Start at the line where "Write the seaborn" appears and end at the line where "iterations = list(range(51))" appears; repeat those lines exactly, both ends included, leaving pictures behind.

Figure scripts
—————

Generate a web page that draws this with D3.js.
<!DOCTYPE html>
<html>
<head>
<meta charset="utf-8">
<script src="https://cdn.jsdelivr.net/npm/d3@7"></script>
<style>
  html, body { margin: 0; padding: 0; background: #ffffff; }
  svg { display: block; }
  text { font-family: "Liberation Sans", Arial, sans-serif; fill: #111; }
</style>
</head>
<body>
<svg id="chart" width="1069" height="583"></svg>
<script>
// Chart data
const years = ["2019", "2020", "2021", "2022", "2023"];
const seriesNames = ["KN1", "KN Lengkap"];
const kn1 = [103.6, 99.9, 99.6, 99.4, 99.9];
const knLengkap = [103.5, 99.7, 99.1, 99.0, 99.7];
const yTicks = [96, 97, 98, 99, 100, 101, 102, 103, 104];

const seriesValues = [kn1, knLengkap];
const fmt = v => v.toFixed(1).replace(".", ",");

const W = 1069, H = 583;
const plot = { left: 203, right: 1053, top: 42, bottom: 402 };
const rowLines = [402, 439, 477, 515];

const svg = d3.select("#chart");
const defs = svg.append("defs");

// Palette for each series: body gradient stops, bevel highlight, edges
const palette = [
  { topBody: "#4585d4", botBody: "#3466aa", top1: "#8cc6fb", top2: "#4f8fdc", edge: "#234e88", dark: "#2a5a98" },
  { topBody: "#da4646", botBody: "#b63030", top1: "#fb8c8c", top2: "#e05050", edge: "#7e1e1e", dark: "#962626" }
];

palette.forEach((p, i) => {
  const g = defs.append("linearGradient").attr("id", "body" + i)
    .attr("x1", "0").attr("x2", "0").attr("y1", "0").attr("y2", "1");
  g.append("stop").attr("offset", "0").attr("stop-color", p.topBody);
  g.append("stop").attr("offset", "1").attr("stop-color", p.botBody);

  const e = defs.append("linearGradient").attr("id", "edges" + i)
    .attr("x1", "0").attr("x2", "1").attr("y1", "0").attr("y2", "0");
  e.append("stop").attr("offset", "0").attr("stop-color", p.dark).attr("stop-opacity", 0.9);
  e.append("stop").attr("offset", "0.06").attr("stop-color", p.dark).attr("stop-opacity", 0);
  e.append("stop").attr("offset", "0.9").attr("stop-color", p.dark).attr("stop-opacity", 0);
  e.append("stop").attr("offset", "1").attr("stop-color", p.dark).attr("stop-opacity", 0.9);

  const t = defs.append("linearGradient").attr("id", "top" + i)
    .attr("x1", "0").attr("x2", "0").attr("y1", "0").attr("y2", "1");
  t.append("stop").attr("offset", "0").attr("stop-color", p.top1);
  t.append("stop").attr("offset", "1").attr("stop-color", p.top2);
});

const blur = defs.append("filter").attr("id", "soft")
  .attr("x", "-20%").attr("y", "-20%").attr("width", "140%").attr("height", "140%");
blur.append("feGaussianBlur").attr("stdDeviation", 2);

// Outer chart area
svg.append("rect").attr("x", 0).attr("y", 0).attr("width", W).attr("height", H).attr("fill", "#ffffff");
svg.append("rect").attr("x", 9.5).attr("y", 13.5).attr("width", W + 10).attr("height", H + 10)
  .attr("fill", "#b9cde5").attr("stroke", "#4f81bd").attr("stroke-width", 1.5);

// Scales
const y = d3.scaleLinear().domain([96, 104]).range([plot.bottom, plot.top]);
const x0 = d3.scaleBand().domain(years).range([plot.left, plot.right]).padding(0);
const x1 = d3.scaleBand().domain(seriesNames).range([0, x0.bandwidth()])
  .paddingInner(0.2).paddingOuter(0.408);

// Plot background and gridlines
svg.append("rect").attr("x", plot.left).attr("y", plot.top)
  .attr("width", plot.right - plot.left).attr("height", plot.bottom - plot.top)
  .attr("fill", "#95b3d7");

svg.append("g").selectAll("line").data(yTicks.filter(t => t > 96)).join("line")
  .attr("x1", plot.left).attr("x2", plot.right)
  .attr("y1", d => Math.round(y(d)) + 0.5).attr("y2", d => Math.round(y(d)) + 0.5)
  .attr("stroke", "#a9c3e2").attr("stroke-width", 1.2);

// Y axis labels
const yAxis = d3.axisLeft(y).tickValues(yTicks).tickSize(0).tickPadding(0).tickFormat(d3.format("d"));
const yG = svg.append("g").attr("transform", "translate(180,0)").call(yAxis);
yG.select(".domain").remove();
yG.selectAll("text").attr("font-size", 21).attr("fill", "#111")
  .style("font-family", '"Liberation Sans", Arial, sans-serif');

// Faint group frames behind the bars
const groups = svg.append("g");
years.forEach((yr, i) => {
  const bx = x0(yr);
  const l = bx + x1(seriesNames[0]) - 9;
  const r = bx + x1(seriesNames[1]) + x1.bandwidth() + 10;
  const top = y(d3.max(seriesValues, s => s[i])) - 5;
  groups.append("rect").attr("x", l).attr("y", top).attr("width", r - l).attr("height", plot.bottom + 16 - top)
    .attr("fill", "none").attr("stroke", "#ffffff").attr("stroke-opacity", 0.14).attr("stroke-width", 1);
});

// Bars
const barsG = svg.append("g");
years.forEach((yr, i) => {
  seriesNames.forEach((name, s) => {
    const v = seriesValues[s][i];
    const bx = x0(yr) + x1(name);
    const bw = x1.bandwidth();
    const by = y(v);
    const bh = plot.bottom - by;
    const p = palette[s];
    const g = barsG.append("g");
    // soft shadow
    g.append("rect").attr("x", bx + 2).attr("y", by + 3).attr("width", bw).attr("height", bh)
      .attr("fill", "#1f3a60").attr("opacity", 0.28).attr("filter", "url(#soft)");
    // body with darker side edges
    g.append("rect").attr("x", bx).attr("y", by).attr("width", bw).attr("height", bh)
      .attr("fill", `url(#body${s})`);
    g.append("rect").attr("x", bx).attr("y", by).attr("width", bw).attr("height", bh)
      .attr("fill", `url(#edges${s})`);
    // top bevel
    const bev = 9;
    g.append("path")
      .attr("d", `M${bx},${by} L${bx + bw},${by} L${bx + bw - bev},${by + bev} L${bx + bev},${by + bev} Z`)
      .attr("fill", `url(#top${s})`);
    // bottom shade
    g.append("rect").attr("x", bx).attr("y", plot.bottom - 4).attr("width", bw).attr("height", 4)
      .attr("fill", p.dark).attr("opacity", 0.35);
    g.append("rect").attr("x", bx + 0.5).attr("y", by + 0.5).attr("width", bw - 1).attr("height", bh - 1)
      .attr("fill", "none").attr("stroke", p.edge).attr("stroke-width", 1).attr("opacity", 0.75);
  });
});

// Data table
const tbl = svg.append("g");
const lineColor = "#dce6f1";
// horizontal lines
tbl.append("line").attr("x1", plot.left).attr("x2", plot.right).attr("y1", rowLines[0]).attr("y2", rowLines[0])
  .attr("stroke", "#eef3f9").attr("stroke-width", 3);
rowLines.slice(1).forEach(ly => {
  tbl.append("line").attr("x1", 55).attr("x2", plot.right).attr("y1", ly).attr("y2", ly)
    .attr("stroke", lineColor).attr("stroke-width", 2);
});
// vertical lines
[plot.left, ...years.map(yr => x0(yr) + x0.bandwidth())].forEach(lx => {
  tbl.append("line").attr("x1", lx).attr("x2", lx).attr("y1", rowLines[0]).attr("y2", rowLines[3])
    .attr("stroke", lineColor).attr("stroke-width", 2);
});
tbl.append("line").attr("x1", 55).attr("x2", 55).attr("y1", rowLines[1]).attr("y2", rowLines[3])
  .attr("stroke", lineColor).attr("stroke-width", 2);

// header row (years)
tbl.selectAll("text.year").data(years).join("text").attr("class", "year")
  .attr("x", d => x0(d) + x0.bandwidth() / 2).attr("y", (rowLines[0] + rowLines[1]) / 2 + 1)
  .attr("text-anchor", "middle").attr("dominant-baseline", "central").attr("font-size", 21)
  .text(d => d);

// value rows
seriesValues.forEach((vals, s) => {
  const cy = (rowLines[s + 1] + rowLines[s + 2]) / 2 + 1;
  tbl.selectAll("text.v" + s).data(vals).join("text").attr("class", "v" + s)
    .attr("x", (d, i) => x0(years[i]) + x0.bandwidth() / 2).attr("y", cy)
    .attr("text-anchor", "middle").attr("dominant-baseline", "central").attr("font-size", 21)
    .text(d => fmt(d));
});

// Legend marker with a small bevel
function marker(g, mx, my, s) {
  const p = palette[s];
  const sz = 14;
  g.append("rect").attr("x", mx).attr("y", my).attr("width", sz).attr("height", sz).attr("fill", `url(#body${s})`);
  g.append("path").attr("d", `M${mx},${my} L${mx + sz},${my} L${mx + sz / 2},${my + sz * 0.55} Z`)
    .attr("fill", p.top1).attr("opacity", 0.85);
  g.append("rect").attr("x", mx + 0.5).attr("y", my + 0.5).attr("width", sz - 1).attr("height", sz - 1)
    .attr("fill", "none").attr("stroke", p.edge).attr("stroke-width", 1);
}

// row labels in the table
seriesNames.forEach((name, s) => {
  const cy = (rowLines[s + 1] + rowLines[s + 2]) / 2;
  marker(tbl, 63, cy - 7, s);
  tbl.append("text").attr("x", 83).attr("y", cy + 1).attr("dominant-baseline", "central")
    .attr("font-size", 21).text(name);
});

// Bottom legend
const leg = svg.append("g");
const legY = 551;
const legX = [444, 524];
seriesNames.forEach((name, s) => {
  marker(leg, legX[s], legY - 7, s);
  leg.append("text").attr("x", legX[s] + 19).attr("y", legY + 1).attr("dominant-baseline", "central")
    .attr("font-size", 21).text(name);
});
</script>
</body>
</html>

—————

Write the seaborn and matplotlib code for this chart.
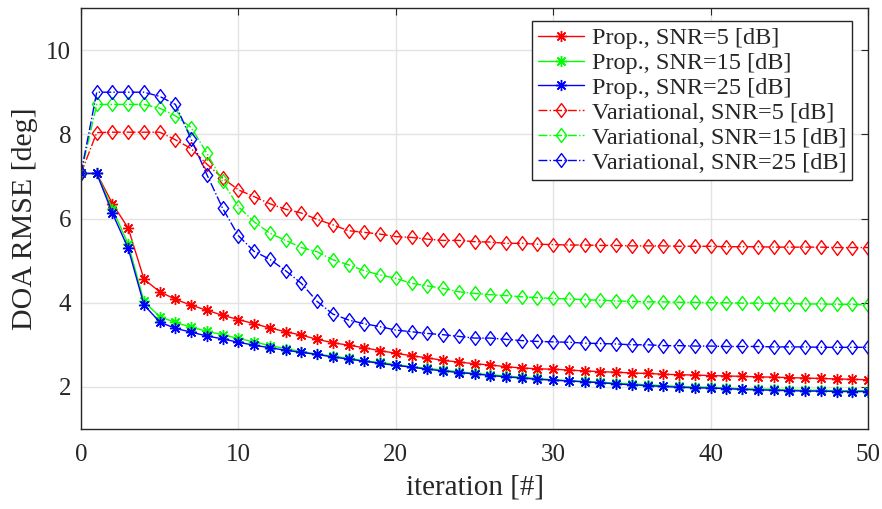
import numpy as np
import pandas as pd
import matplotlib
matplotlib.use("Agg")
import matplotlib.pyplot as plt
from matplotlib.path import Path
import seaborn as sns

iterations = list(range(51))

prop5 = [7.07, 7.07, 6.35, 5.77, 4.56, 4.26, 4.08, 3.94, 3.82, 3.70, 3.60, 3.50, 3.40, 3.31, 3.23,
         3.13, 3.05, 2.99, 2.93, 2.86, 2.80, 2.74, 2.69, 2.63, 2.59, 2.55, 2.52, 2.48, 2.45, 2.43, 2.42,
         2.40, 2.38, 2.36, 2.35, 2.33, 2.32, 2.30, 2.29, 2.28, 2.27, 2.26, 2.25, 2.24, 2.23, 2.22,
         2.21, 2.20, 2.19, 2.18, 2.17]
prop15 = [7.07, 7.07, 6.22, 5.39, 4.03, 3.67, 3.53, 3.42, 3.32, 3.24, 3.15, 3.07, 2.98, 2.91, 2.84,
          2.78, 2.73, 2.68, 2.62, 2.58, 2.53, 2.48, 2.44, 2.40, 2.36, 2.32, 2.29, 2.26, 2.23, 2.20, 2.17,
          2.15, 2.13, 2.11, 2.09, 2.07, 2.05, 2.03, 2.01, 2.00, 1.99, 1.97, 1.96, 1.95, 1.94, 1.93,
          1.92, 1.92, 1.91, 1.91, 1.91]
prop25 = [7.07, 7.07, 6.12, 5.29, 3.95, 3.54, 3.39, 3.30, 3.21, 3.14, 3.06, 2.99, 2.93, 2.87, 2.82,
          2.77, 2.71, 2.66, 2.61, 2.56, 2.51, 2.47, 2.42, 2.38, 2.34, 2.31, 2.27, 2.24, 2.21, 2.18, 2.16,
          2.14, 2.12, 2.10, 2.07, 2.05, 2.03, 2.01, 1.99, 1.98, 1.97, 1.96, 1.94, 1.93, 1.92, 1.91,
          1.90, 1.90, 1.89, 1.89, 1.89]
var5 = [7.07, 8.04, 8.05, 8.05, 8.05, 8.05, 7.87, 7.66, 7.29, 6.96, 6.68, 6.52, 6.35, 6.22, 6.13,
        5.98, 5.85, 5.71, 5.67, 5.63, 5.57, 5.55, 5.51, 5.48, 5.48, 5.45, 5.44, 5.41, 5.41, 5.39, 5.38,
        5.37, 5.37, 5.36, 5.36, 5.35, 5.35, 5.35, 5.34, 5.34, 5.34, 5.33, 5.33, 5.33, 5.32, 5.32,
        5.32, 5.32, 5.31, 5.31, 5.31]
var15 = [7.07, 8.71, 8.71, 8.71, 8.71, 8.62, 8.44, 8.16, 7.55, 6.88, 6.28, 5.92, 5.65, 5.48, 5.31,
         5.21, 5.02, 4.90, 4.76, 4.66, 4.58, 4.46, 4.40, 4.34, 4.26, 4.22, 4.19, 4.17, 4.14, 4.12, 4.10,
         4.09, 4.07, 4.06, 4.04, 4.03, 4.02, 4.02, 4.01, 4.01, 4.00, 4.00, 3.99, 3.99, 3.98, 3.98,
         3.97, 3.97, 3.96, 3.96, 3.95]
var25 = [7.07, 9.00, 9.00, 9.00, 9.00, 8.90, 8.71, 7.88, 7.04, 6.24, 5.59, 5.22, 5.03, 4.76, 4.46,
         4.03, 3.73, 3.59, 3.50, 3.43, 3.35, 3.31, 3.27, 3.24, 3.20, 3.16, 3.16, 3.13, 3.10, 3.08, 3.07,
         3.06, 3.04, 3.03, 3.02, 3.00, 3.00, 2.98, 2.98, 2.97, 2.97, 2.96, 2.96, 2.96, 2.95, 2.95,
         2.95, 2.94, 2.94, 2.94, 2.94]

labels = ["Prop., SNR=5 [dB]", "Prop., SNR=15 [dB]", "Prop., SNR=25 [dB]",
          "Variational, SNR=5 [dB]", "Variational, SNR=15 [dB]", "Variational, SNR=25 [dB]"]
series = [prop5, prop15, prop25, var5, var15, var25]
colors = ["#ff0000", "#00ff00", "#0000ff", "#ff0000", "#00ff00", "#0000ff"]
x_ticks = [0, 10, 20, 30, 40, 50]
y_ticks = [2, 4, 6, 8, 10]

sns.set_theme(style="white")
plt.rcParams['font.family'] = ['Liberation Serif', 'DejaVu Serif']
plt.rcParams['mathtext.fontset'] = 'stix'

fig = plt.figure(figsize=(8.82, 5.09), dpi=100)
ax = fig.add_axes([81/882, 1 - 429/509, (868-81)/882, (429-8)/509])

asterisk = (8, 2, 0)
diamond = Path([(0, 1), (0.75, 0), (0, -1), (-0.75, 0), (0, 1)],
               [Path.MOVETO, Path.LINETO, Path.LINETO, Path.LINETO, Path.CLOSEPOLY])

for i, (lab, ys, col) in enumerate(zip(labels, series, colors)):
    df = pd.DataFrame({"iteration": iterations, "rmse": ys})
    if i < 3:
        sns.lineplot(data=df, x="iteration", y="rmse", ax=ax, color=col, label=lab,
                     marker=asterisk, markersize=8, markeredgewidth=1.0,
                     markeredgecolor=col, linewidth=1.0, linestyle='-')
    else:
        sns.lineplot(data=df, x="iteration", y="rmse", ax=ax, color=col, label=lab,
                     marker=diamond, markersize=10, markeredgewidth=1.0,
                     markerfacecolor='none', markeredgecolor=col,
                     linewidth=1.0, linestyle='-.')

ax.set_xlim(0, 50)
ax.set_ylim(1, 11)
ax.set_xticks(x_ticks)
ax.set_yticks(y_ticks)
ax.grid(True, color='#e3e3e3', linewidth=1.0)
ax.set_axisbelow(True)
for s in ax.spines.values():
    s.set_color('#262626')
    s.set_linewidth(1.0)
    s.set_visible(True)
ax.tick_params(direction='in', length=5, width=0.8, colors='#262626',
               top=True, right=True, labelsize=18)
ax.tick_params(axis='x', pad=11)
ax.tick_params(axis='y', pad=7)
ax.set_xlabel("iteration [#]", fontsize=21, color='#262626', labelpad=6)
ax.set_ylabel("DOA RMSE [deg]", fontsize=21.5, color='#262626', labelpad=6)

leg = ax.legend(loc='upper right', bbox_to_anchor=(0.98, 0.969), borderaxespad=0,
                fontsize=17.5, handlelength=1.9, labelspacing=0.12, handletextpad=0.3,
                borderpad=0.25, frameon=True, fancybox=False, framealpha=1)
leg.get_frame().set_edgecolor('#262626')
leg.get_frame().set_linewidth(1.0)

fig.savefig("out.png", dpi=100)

—————

(The answer):
Write the seaborn and matplotlib code for this chart.
import numpy as np
import pandas as pd
import matplotlib
matplotlib.use("Agg")
import matplotlib.pyplot as plt
from matplotlib.path import Path
import seaborn as sns

iterations = list(range(51))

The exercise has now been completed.